**Required task:** Starting at the top of the listing, extract every line up to and including the one with "1.7, 0.4, 0]". Pictures stay out of the copy.

**Data:**

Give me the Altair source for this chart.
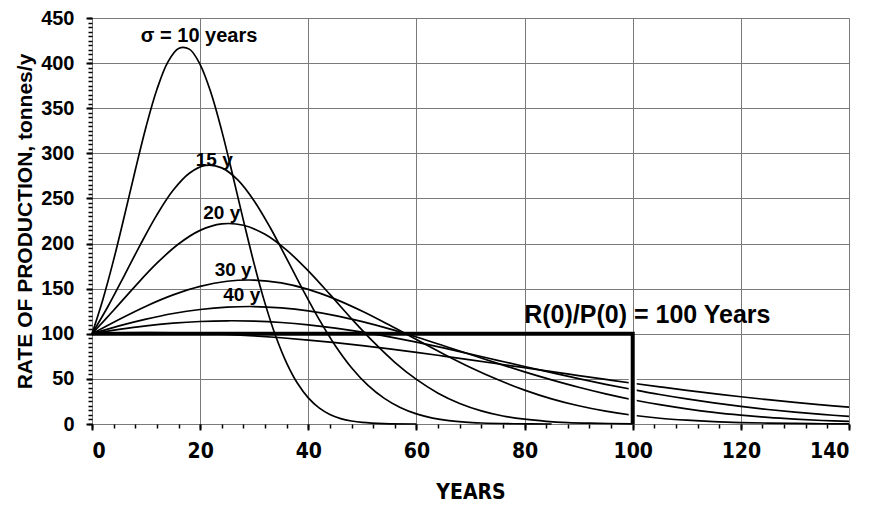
import altair as alt
import pandas as pd

# ---- curve data ----
years_s10 = [0, 2, 4, 6, 8, 10, 12, 14, 16, 18, 20, 22, 24, 26, 28, 30, 32, 34, 36, 38, 40, 42, 44, 46, 48, 50, 54, 60]
prod_s10 = [100, 137.8, 181.9, 230.8, 281.3, 329.5, 370.7, 400.8, 416.3, 415.5, 398.4, 367.1, 324.9, 276.3, 225.7,
            177.2, 133.7, 96.9, 67.5, 45.1, 29.0, 17.9, 10.6, 6.0, 3.3, 1.7, 0.4, 0]

years_s15 = [0, 3, 6, 9, 12, 15, 18, 21, 24, 27, 30, 33, 36, 39, 42, 45, 48, 51, 54, 57, 60, 63, 66, 69, 72, 78, 85]
prod_s15 = [100, 130.8, 164.8, 199.4, 231.8, 259.0, 277.9, 286.6, 283.9, 270.3, 247.2, 217.2, 183.3, 148.7, 115.9,
            86.8, 62.4, 43.1, 28.7, 18.3, 11.2, 6.6, 3.7, 2.0, 1.1, 0.3, 0]

years_s20 = [0, 4, 8, 12, 16, 20, 24, 28, 32, 36, 40, 44, 48, 52, 56, 60, 64, 68, 72, 76, 80, 84, 88, 92, 100]
prod_s20 = [100, 126.1, 152.9, 178.2, 199.5, 214.6, 221.8, 220.3, 210.2, 192.7, 169.7, 143.6, 116.7, 91.2, 68.4,
            49.4, 34.2, 22.8, 14.6, 8.9, 5.3, 3.0, 1.6, 0.9, 0.2]

years_s30 = [0, 5, 10, 15, 20, 25, 30, 35, 40, 45, 50, 55, 60, 65, 70, 75, 80, 85, 90, 95, 100,
             105, 110, 115, 120, 125, 130, 135, 140]
prod_s30 = [100, 115.9, 130.6, 143.1, 152.6, 158.2, 159.5, 156.4, 149.2, 138.4, 124.9, 109.6, 93.6, 77.7, 62.7,
            49.3, 37.6, 27.9, 20.2, 14.2, 9.7, 6.4, 4.2, 2.6, 1.6, 1.0, 0.6, 0.3, 0.2]

years_s40 = years_s30
prod_s40 = [100, 108.8, 116.3, 122.5, 126.9, 129.5, 130.2, 128.7, 125.4, 120.2, 113.4, 105.4, 96.4, 86.8, 77.0,
            67.2, 57.8, 48.9, 40.7, 33.4, 26.9, 21.4, 16.8, 12.9, 9.8, 7.3, 5.4, 3.9, 2.8]

years_s50 = years_s30
prod_s50 = [100, 104.8, 108.8, 111.7, 113.6, 114.4, 114.0, 112.5, 109.9, 106.3, 101.9, 96.6, 90.7, 84.3, 77.5,
            70.6, 63.7, 56.9, 50.3, 44.0, 38.2, 32.7, 27.8, 23.4, 19.5, 16.1, 13.1, 10.6, 8.5]

years_s70 = years_s30
prod_s70 = [100, 100.9, 101.3, 101.1, 100.5, 99.3, 97.7, 95.6, 93.0, 90.1, 86.8, 83.2, 79.4, 75.3, 71.1,
            66.8, 62.4, 58.0, 53.7, 49.4, 45.2, 41.2, 37.3, 33.7, 30.2, 27.0, 23.9, 21.2, 18.6]

# constant production R(0)/P(0) = 100 years
box_years = [0, 100, 100]
box_prod = [100, 100, 0]

# labels
sigma_label = ["σ = 10 years"]
sigma_label_year = [19.8]
sigma_label_prod = [430]
curve_labels = ["15 y", "20 y", "30 y", "40 y"]
curve_label_years = [22.6, 24.0, 26.1, 27.7]
curve_label_prod = [293, 234, 171, 143]
box_label = ["R(0)/P(0) = 100 Years"]
box_label_year = [102.7]
box_label_prod = [121]

x_major = list(range(0, 141, 20))
x_minor = list(range(0, 141, 4))
y_major = list(range(0, 451, 50))
y_minor = list(range(0, 451, 5))

# ---- build tables ----
series = [("10", years_s10, prod_s10), ("15", years_s15, prod_s15), ("20", years_s20, prod_s20),
          ("30", years_s30, prod_s30), ("40", years_s40, prod_s40), ("50", years_s50, prod_s50),
          ("70", years_s70, prod_s70)]
rows = []
for name, ys, ps in series:
    for t, p in zip(ys, ps):
        rows.append({"sigma": name, "t": t, "p": p})
curves = pd.DataFrame(rows)
box = pd.DataFrame({"t": box_years, "p": box_prod, "i": list(range(len(box_years)))})
slab = pd.DataFrame({"text": sigma_label, "t": sigma_label_year, "p": sigma_label_prod})
lab = pd.DataFrame({"text": curve_labels, "t": curve_label_years, "p": curve_label_prod})
blab = pd.DataFrame({"text": box_label, "t": box_label_year, "p": box_label_prod})

XS = alt.Scale(domain=[0, 140], nice=False, zero=False)
YS = alt.Scale(domain=[0, 450], nice=False, zero=False)
FONT = "Liberation Sans"
NARROW = "Liberation Sans Narrow, DejaVu Sans Condensed, Liberation Sans"

main = alt.Chart(curves).mark_line(color="black", strokeWidth=1.7, interpolate="catmull-rom").encode(
    x=alt.X("t:Q", scale=XS, axis=alt.Axis(
        values=x_major, grid=True, gridColor="#7a7a7a", gridWidth=1, domain=False,
        tickSize=6, tickWidth=2, tickColor="black", labelFont=NARROW, labelFontSize=21,
        labelFontWeight="bold", labelColor="black", labelPadding=10, title="YEARS",
        titleFont=NARROW, titleFontSize=21, titleFontWeight="bold", titleColor="black",
        titlePadding=20, orient="bottom")),
    y=alt.Y("p:Q", scale=YS, axis=alt.Axis(
        values=y_major, grid=True, gridColor="#7a7a7a", gridWidth=1, domain=False,
        tickSize=6, tickWidth=2, tickColor="black", labelFont=FONT, labelFontSize=20,
        labelFontWeight="bold", labelColor="black", labelPadding=12,
        title="RATE OF PRODUCTION, tonnes/y", titleFont=FONT, titleFontSize=21,
        titleFontWeight="bold", titleColor="black", titlePadding=5, orient="left")),
    detail="sigma:N",
)

minor = alt.Chart(curves).mark_point(opacity=0).encode(
    x=alt.X("t:Q", scale=XS, axis=alt.Axis(values=x_minor, labels=False, grid=False, domain=False,
                                            tickSize=4, tickWidth=1.5, tickColor="black", title=None,
                                            orient="bottom")),
    y=alt.Y("p:Q", scale=YS, axis=alt.Axis(values=y_minor, labels=False, grid=False, domain=False,
                                            tickSize=4, tickWidth=1.5, tickColor="black", title=None,
                                            orient="left")),
)

gap = alt.Chart(pd.DataFrame({"t": [box_years[1]], "a": [1], "b": [95]})).mark_rule(
    color="white", strokeWidth=8).encode(
    x=alt.X("t:Q", scale=XS, axis=None),
    y=alt.Y("a:Q", scale=YS, axis=None), y2="b:Q")

boxline = alt.Chart(box).mark_line(color="black", strokeWidth=4).encode(
    x=alt.X("t:Q", scale=XS, axis=None), y=alt.Y("p:Q", scale=YS, axis=None), order="i:Q")

slabels = alt.Chart(slab).mark_text(font=FONT, fontSize=20, fontWeight="bold", color="black").encode(
    x=alt.X("t:Q", scale=XS, axis=None), y=alt.Y("p:Q", scale=YS, axis=None), text="text:N")

labels = alt.Chart(lab).mark_text(font=FONT, fontSize=19, fontWeight="bold", color="black").encode(
    x=alt.X("t:Q", scale=XS, axis=None), y=alt.Y("p:Q", scale=YS, axis=None), text="text:N")

blabels = alt.Chart(blab).mark_text(font=FONT, fontSize=25, fontWeight="bold", color="black").encode(
    x=alt.X("t:Q", scale=XS, axis=None), y=alt.Y("p:Q", scale=YS, axis=None), text="text:N")

chart = alt.layer(main, minor, gap, boxline, slabels, labels, blabels).resolve_axis(
    x="independent", y="independent"
).properties(
    width=757, height=406,
    autosize=alt.AutoSizeParams(type="none"),
    padding={"left": 84, "top": 10, "right": 12, "bottom": 80},
).configure_view(stroke="black", strokeWidth=3.5).configure(background="white")

chart.save("out.html", embed_options={"renderer": "svg", "actions": False})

**Solution to this exercise:**
Give me the Altair source for this chart.
import altair as alt
import pandas as pd

# ---- curve data ----
years_s10 = [0, 2, 4, 6, 8, 10, 12, 14, 16, 18, 20, 22, 24, 26, 28, 30, 32, 34, 36, 38, 40, 42, 44, 46, 48, 50, 54, 60]
prod_s10 = [100, 137.8, 181.9, 230.8, 281.3, 329.5, 370.7, 400.8, 416.3, 415.5, 398.4, 367.1, 324.9, 276.3, 225.7,
            177.2, 133.7, 96.9, 67.5, 45.1, 29.0, 17.9, 10.6, 6.0, 3.3, 1.7, 0.4, 0]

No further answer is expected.